[Plotting code records]
===============

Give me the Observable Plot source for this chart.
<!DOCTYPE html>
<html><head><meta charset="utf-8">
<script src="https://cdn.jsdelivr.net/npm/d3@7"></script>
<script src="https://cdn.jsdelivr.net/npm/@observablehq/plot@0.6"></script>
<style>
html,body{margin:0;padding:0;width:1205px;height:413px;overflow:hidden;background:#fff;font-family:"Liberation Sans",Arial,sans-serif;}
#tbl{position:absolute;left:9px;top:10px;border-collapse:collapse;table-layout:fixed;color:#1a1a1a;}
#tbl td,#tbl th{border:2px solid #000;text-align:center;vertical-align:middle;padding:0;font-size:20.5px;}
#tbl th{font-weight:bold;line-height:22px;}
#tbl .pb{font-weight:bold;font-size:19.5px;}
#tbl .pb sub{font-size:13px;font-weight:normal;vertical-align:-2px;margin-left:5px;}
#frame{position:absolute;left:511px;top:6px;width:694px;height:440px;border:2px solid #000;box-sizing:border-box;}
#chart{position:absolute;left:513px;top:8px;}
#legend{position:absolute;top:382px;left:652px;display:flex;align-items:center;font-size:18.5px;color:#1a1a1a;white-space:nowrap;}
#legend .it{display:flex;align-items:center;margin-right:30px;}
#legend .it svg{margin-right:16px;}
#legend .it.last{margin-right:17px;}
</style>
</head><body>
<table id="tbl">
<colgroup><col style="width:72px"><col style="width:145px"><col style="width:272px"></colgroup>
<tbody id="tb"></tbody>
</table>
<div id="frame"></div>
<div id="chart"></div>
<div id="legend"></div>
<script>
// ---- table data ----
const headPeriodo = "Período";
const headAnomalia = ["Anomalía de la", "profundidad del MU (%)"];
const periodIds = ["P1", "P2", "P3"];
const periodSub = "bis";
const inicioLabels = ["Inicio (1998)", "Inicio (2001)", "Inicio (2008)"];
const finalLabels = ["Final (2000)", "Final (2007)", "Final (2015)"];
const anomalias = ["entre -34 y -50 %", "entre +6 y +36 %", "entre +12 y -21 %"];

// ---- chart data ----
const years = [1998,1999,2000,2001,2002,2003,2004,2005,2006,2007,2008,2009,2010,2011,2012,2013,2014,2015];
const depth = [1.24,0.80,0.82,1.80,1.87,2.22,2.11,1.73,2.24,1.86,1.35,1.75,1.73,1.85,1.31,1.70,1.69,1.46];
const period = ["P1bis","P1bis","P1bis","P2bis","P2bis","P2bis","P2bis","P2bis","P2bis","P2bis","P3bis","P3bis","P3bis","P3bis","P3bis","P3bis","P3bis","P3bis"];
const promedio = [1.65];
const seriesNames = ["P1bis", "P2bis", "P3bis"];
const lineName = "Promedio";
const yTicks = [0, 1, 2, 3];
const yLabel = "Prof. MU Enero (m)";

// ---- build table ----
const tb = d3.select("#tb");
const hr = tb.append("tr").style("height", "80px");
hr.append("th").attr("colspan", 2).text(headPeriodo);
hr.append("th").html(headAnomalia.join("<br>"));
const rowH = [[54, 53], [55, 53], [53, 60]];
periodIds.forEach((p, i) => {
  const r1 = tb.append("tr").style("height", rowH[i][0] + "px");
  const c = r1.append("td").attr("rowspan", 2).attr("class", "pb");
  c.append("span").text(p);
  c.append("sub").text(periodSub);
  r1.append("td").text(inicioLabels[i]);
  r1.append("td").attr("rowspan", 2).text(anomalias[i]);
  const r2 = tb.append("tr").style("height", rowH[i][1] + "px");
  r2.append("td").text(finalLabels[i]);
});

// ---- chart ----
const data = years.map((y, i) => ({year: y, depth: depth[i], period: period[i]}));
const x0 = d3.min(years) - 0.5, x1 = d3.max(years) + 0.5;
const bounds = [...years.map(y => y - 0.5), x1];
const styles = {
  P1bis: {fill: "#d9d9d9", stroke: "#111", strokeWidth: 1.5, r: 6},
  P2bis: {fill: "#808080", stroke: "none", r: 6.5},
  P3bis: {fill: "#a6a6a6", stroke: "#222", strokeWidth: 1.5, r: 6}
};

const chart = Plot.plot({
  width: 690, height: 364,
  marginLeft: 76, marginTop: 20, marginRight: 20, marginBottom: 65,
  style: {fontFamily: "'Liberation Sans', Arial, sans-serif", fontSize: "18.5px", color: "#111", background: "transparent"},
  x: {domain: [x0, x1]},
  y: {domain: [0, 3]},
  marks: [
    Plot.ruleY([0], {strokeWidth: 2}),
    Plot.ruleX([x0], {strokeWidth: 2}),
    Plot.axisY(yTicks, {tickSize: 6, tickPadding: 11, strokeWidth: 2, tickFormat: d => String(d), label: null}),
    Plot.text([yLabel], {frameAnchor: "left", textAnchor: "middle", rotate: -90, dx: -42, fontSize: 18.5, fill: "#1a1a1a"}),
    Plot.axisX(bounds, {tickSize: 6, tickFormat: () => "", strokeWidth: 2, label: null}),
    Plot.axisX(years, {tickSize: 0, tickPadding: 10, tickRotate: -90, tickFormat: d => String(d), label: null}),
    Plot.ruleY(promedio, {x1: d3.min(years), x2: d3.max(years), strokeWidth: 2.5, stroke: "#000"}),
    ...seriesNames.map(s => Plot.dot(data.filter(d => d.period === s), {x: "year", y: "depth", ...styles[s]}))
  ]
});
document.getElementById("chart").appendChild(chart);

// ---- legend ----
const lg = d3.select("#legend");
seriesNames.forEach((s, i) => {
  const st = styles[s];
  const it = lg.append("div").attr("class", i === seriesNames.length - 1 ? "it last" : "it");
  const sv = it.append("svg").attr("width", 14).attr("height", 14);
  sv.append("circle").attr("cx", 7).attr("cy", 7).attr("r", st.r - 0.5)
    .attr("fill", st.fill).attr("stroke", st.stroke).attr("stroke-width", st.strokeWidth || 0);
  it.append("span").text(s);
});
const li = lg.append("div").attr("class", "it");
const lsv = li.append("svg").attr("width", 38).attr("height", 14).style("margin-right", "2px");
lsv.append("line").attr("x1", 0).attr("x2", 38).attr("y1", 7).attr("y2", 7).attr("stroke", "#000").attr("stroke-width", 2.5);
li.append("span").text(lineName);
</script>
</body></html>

===============

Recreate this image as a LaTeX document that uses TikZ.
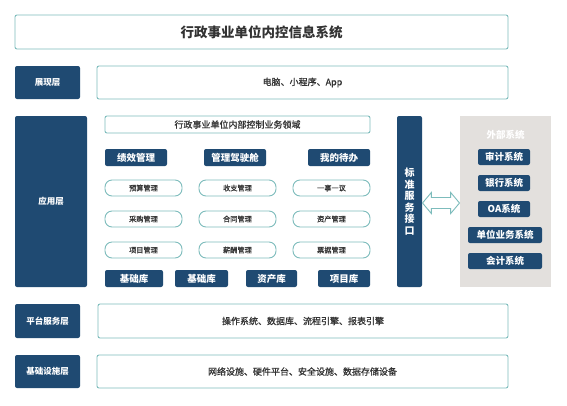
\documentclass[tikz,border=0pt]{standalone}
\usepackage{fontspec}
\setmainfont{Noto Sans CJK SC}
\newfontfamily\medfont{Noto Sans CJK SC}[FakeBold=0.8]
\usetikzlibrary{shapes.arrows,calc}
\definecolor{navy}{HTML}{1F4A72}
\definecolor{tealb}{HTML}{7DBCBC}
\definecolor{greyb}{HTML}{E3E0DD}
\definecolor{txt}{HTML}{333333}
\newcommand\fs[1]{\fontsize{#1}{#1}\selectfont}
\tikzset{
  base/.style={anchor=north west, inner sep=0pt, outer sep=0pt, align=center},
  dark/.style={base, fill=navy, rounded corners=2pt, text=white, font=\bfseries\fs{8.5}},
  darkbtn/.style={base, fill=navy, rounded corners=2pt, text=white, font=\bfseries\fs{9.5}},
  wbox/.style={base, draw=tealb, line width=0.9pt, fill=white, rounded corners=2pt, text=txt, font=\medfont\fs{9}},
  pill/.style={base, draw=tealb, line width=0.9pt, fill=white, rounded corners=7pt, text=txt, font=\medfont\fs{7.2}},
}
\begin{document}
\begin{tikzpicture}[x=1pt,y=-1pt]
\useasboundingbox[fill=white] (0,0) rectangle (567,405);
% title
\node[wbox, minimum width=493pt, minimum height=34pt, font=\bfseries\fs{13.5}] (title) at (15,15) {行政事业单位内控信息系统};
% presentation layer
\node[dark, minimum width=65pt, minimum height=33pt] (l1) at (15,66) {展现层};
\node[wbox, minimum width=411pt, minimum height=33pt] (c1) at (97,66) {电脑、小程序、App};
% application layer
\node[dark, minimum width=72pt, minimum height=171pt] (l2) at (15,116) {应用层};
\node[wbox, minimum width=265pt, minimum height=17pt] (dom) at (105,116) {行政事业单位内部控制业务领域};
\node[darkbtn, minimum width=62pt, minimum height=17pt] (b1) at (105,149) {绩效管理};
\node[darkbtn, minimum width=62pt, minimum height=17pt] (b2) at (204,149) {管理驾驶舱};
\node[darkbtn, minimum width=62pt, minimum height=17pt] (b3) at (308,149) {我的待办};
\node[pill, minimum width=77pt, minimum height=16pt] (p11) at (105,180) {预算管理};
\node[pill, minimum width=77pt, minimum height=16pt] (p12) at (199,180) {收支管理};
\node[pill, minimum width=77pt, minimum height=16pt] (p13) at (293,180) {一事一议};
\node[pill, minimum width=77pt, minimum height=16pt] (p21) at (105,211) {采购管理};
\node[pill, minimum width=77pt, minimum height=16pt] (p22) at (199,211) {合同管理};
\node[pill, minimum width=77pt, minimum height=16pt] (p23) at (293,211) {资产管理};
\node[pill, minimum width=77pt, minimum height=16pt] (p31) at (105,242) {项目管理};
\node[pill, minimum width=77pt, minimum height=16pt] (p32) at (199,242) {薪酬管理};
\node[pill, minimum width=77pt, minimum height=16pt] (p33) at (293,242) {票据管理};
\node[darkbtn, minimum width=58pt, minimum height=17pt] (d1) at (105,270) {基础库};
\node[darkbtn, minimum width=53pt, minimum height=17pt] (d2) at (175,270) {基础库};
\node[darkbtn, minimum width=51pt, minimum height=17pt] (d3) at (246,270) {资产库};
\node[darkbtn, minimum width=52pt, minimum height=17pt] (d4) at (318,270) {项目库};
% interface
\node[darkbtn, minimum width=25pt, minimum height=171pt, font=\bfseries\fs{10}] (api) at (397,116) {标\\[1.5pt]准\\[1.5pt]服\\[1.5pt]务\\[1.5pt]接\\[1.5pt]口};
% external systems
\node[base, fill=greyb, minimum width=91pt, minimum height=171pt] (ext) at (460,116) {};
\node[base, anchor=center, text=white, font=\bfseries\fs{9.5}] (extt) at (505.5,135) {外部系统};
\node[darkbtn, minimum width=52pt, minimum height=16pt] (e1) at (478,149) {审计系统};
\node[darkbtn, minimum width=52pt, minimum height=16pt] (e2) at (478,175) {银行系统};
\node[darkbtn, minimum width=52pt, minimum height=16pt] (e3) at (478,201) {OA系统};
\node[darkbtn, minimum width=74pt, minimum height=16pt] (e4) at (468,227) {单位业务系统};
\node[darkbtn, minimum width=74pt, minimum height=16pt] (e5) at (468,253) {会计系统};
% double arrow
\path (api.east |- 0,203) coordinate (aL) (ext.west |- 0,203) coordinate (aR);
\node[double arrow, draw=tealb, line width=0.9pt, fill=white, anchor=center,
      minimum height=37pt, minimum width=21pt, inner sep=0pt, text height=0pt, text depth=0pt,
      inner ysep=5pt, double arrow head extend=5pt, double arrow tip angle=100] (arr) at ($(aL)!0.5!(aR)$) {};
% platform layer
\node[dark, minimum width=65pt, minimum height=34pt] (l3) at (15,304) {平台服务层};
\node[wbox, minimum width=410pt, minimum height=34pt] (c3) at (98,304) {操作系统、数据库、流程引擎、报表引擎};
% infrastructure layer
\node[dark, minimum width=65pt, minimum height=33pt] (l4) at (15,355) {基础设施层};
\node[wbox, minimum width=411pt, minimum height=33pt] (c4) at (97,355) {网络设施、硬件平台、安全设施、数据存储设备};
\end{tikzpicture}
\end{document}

===============

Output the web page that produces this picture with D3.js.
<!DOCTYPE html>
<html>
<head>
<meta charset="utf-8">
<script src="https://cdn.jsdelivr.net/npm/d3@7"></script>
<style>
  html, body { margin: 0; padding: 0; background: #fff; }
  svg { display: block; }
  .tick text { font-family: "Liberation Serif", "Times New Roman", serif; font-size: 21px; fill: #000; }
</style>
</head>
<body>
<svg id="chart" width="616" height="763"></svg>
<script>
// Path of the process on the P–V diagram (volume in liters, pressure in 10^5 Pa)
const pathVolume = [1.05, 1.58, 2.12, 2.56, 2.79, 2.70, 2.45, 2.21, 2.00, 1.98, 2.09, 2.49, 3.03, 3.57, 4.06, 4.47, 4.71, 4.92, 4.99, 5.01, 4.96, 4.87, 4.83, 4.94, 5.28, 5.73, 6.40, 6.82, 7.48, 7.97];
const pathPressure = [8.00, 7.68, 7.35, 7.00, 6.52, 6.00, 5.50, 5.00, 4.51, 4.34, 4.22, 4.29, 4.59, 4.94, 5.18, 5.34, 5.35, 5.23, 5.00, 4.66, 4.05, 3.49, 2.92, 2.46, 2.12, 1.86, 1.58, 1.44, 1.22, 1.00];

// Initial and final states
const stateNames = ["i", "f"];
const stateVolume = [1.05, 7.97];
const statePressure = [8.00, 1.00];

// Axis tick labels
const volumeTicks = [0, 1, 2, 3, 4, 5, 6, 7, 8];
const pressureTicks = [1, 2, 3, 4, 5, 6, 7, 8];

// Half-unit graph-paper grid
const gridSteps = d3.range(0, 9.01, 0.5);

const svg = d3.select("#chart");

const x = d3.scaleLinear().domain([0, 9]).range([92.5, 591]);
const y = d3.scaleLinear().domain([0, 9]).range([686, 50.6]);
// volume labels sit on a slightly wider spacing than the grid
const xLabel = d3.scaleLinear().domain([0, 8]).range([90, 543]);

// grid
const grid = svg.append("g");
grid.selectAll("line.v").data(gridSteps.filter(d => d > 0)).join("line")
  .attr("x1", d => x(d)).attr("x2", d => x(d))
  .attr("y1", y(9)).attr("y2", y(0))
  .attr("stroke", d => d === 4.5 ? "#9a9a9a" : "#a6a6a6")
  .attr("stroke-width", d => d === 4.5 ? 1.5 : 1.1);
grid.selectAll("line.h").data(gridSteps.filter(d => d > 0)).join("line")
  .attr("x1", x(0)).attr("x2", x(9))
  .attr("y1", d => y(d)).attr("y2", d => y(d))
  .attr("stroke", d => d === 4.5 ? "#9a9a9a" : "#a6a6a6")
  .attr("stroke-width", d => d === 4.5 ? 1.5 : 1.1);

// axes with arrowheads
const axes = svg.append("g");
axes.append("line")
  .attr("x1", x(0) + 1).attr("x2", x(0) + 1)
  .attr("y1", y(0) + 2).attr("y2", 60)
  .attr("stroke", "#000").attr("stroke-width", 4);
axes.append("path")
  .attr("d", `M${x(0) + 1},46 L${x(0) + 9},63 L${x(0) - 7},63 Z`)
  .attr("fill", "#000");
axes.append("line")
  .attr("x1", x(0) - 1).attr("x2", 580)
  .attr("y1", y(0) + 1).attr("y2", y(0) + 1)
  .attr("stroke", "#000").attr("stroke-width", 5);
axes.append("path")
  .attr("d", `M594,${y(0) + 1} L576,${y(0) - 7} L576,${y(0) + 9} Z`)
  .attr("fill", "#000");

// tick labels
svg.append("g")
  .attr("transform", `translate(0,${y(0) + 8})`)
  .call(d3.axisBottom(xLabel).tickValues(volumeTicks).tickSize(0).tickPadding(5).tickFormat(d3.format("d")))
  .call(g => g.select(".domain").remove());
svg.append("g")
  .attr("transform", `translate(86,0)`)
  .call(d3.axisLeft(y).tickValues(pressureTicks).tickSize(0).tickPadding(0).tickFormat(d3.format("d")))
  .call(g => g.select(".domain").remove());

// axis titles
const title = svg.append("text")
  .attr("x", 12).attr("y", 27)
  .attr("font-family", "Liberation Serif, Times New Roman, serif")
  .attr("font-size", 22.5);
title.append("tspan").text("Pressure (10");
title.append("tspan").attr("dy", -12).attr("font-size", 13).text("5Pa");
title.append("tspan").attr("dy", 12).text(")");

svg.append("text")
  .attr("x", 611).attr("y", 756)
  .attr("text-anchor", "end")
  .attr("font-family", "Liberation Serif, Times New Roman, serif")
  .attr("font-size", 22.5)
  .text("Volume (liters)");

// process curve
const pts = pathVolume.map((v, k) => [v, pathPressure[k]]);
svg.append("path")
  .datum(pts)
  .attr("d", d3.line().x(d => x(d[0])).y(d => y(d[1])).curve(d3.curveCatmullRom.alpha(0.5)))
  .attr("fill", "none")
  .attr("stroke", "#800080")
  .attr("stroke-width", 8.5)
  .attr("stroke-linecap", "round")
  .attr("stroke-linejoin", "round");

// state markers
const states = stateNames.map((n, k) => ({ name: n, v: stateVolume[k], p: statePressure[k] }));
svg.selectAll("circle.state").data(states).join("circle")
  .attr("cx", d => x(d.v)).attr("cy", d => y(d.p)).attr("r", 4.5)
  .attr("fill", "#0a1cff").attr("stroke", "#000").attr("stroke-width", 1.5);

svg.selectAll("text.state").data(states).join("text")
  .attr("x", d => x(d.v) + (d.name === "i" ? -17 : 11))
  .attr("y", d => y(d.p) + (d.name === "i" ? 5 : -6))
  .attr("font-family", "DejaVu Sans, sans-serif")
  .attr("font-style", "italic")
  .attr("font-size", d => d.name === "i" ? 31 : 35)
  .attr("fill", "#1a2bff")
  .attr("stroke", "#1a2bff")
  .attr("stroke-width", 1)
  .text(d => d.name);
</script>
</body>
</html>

===============

Each line from the line with "Output the web" to the line with "const xLabel = d3.scaleLinear().domain([0, 8]).range([90, 543]);" is to be echoed exactly; both boundary lines are included, and nothing else is to be output.

_Solution to this problem:_
Output the web page that produces this picture with D3.js.
<!DOCTYPE html>
<html>
<head>
<meta charset="utf-8">
<script src="https://cdn.jsdelivr.net/npm/d3@7"></script>
<style>
  html, body { margin: 0; padding: 0; background: #fff; }
  svg { display: block; }
  .tick text { font-family: "Liberation Serif", "Times New Roman", serif; font-size: 21px; fill: #000; }
</style>
</head>
<body>
<svg id="chart" width="616" height="763"></svg>
<script>
// Path of the process on the P–V diagram (volume in liters, pressure in 10^5 Pa)
const pathVolume = [1.05, 1.58, 2.12, 2.56, 2.79, 2.70, 2.45, 2.21, 2.00, 1.98, 2.09, 2.49, 3.03, 3.57, 4.06, 4.47, 4.71, 4.92, 4.99, 5.01, 4.96, 4.87, 4.83, 4.94, 5.28, 5.73, 6.40, 6.82, 7.48, 7.97];
const pathPressure = [8.00, 7.68, 7.35, 7.00, 6.52, 6.00, 5.50, 5.00, 4.51, 4.34, 4.22, 4.29, 4.59, 4.94, 5.18, 5.34, 5.35, 5.23, 5.00, 4.66, 4.05, 3.49, 2.92, 2.46, 2.12, 1.86, 1.58, 1.44, 1.22, 1.00];

// Initial and final states
const stateNames = ["i", "f"];
const stateVolume = [1.05, 7.97];
const statePressure = [8.00, 1.00];

// Axis tick labels
const volumeTicks = [0, 1, 2, 3, 4, 5, 6, 7, 8];
const pressureTicks = [1, 2, 3, 4, 5, 6, 7, 8];

// Half-unit graph-paper grid
const gridSteps = d3.range(0, 9.01, 0.5);

const svg = d3.select("#chart");

const x = d3.scaleLinear().domain([0, 9]).range([92.5, 591]);
const y = d3.scaleLinear().domain([0, 9]).range([686, 50.6]);
// volume labels sit on a slightly wider spacing than the grid
const xLabel = d3.scaleLinear().domain([0, 8]).range([90, 543]);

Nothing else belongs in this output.